§ **Exercise**: Restate each of the lines below word for word and drop every picture.

━━━━━ Available data ━━━━━

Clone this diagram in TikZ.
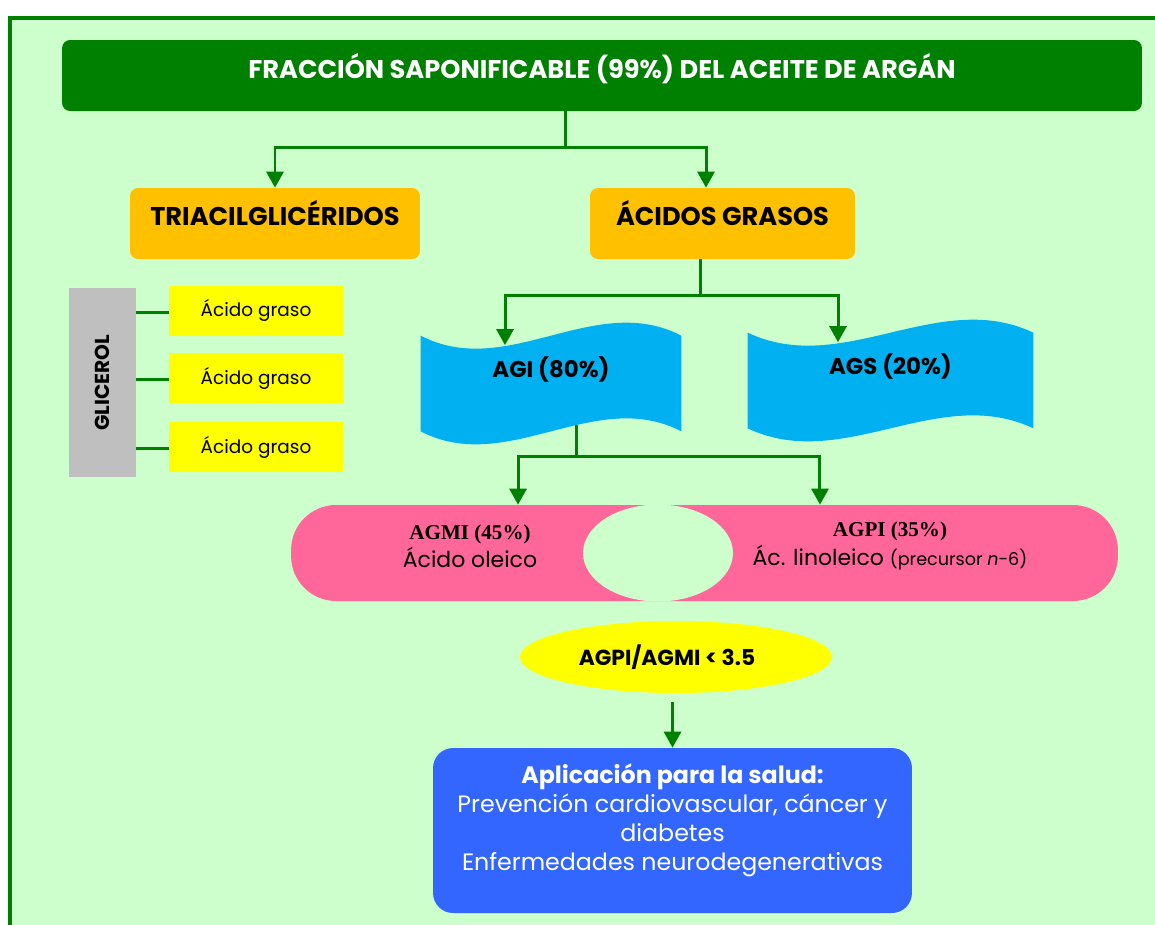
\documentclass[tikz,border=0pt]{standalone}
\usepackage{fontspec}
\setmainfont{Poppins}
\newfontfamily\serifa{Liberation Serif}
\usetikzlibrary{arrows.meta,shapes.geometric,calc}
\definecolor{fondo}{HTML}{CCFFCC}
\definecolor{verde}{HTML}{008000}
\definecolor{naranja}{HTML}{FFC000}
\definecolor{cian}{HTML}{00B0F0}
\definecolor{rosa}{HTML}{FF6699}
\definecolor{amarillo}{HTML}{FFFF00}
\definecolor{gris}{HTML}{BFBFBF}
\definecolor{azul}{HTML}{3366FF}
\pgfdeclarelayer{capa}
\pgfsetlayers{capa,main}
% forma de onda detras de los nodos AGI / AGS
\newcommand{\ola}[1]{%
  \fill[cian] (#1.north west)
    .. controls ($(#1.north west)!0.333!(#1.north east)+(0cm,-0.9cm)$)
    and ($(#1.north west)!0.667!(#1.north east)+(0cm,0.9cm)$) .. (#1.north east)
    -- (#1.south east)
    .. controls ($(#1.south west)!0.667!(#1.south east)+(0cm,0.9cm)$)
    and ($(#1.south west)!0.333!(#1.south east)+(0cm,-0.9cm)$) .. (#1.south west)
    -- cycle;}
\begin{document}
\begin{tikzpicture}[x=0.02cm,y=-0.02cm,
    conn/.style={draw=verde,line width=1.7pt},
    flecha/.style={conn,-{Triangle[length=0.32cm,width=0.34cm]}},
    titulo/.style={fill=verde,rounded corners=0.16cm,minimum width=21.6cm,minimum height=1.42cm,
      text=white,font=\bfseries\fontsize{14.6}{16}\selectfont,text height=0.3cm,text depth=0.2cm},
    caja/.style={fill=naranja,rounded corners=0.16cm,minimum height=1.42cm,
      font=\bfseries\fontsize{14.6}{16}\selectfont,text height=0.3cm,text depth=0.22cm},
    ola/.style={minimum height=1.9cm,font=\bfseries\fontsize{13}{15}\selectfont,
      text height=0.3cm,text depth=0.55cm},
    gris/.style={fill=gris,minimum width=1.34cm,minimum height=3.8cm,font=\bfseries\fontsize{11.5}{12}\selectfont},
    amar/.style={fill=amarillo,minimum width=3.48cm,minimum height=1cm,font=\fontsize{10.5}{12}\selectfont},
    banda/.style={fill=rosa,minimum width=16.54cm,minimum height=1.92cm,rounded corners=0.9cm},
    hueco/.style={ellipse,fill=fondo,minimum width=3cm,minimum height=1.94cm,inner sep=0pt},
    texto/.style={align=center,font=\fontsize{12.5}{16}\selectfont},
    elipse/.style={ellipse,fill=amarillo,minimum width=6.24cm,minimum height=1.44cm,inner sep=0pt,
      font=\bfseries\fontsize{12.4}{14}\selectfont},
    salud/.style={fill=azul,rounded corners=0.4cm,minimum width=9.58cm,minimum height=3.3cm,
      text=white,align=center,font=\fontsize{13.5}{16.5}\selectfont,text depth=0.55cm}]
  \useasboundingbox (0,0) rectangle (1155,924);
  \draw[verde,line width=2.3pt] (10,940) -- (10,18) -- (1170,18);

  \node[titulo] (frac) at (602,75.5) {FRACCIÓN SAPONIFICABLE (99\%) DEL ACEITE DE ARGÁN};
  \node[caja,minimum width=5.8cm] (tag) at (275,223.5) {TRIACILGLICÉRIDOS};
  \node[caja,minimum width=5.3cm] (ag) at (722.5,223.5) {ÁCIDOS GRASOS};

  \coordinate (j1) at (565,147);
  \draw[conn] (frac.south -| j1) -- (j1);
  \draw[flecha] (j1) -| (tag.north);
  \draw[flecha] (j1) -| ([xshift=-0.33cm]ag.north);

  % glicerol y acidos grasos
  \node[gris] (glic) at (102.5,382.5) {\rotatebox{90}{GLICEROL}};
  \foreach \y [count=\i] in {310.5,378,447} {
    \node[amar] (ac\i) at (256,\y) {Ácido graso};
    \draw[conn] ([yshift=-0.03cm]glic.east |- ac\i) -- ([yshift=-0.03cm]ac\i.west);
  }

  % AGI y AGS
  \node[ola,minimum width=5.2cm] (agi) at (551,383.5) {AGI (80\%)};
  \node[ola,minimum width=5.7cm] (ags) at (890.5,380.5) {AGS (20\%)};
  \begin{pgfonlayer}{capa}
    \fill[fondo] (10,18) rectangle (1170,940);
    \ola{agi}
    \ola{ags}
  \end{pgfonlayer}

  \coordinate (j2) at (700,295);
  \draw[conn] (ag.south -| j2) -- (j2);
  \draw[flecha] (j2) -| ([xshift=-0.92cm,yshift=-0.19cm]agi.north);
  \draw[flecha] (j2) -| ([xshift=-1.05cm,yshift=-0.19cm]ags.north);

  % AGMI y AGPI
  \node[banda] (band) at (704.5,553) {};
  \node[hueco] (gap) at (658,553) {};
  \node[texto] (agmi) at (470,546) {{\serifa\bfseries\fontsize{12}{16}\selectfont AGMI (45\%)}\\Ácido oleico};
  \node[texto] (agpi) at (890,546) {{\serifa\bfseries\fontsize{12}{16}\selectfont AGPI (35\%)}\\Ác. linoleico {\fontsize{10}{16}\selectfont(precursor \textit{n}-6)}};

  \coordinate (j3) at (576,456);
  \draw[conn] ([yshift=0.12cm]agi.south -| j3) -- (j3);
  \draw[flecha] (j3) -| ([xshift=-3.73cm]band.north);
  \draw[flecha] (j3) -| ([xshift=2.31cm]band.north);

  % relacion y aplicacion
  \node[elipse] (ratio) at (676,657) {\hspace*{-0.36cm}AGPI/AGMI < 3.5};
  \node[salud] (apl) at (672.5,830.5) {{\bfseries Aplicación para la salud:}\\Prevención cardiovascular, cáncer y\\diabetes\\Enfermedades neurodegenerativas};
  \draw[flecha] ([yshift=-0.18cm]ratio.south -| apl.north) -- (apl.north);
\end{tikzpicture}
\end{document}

━━━━━

§ **Solution to this problem**:
Clone this diagram in TikZ.
\documentclass[tikz,border=0pt]{standalone}
\usepackage{fontspec}
\setmainfont{Poppins}
\newfontfamily\serifa{Liberation Serif}
\usetikzlibrary{arrows.meta,shapes.geometric,calc}
\definecolor{fondo}{HTML}{CCFFCC}
\definecolor{verde}{HTML}{008000}
\definecolor{naranja}{HTML}{FFC000}
\definecolor{cian}{HTML}{00B0F0}
\definecolor{rosa}{HTML}{FF6699}
\definecolor{amarillo}{HTML}{FFFF00}
\definecolor{gris}{HTML}{BFBFBF}
\definecolor{azul}{HTML}{3366FF}
\pgfdeclarelayer{capa}
\pgfsetlayers{capa,main}
% forma de onda detras de los nodos AGI / AGS
\newcommand{\ola}[1]{%
  \fill[cian] (#1.north west)
    .. controls ($(#1.north west)!0.333!(#1.north east)+(0cm,-0.9cm)$)
    and ($(#1.north west)!0.667!(#1.north east)+(0cm,0.9cm)$) .. (#1.north east)
    -- (#1.south east)
    .. controls ($(#1.south west)!0.667!(#1.south east)+(0cm,0.9cm)$)
    and ($(#1.south west)!0.333!(#1.south east)+(0cm,-0.9cm)$) .. (#1.south west)
    -- cycle;}
\begin{document}
\begin{tikzpicture}[x=0.02cm,y=-0.02cm,
    conn/.style={draw=verde,line width=1.7pt},
    flecha/.style={conn,-{Triangle[length=0.32cm,width=0.34cm]}},
    titulo/.style={fill=verde,rounded corners=0.16cm,minimum width=21.6cm,minimum height=1.42cm,
      text=white,font=\bfseries\fontsize{14.6}{16}\selectfont,text height=0.3cm,text depth=0.2cm},
    caja/.style={fill=naranja,rounded corners=0.16cm,minimum height=1.42cm,
      font=\bfseries\fontsize{14.6}{16}\selectfont,text height=0.3cm,text depth=0.22cm},
    ola/.style={minimum height=1.9cm,font=\bfseries\fontsize{13}{15}\selectfont,
      text height=0.3cm,text depth=0.55cm},
    gris/.style={fill=gris,minimum width=1.34cm,minimum height=3.8cm,font=\bfseries\fontsize{11.5}{12}\selectfont},
    amar/.style={fill=amarillo,minimum width=3.48cm,minimum height=1cm,font=\fontsize{10.5}{12}\selectfont},
    banda/.style={fill=rosa,minimum width=16.54cm,minimum height=1.92cm,rounded corners=0.9cm},
    hueco/.style={ellipse,fill=fondo,minimum width=3cm,minimum height=1.94cm,inner sep=0pt},
    texto/.style={align=center,font=\fontsize{12.5}{16}\selectfont},
    elipse/.style={ellipse,fill=amarillo,minimum width=6.24cm,minimum height=1.44cm,inner sep=0pt,
      font=\bfseries\fontsize{12.4}{14}\selectfont},
    salud/.style={fill=azul,rounded corners=0.4cm,minimum width=9.58cm,minimum height=3.3cm,
      text=white,align=center,font=\fontsize{13.5}{16.5}\selectfont,text depth=0.55cm}]
  \useasboundingbox (0,0) rectangle (1155,924);
  \draw[verde,line width=2.3pt] (10,940) -- (10,18) -- (1170,18);

  \node[titulo] (frac) at (602,75.5) {FRACCIÓN SAPONIFICABLE (99\%) DEL ACEITE DE ARGÁN};
  \node[caja,minimum width=5.8cm] (tag) at (275,223.5) {TRIACILGLICÉRIDOS};
  \node[caja,minimum width=5.3cm] (ag) at (722.5,223.5) {ÁCIDOS GRASOS};

  \coordinate (j1) at (565,147);
  \draw[conn] (frac.south -| j1) -- (j1);
  \draw[flecha] (j1) -| (tag.north);
  \draw[flecha] (j1) -| ([xshift=-0.33cm]ag.north);

  % glicerol y acidos grasos
  \node[gris] (glic) at (102.5,382.5) {\rotatebox{90}{GLICEROL}};
  \foreach \y [count=\i] in {310.5,378,447} {
    \node[amar] (ac\i) at (256,\y) {Ácido graso};
    \draw[conn] ([yshift=-0.03cm]glic.east |- ac\i) -- ([yshift=-0.03cm]ac\i.west);
  }

  % AGI y AGS
  \node[ola,minimum width=5.2cm] (agi) at (551,383.5) {AGI (80\%)};
  \node[ola,minimum width=5.7cm] (ags) at (890.5,380.5) {AGS (20\%)};
  \begin{pgfonlayer}{capa}
    \fill[fondo] (10,18) rectangle (1170,940);
    \ola{agi}
    \ola{ags}
  \end{pgfonlayer}

  \coordinate (j2) at (700,295);
  \draw[conn] (ag.south -| j2) -- (j2);
  \draw[flecha] (j2) -| ([xshift=-0.92cm,yshift=-0.19cm]agi.north);
  \draw[flecha] (j2) -| ([xshift=-1.05cm,yshift=-0.19cm]ags.north);

  % AGMI y AGPI
  \node[banda] (band) at (704.5,553) {};
  \node[hueco] (gap) at (658,553) {};
  \node[texto] (agmi) at (470,546) {{\serifa\bfseries\fontsize{12}{16}\selectfont AGMI (45\%)}\\Ácido oleico};
  \node[texto] (agpi) at (890,546) {{\serifa\bfseries\fontsize{12}{16}\selectfont AGPI (35\%)}\\Ác. linoleico {\fontsize{10}{16}\selectfont(precursor \textit{n}-6)}};

  \coordinate (j3) at (576,456);
  \draw[conn] ([yshift=0.12cm]agi.south -| j3) -- (j3);
  \draw[flecha] (j3) -| ([xshift=-3.73cm]band.north);
  \draw[flecha] (j3) -| ([xshift=2.31cm]band.north);

  % relacion y aplicacion
  \node[elipse] (ratio) at (676,657) {\hspace*{-0.36cm}AGPI/AGMI < 3.5};
  \node[salud] (apl) at (672.5,830.5) {{\bfseries Aplicación para la salud:}\\Prevención cardiovascular, cáncer y\\diabetes\\Enfermedades neurodegenerativas};
  \draw[flecha] ([yshift=-0.18cm]ratio.south -| apl.north) -- (apl.north);
\end{tikzpicture}
\end{document}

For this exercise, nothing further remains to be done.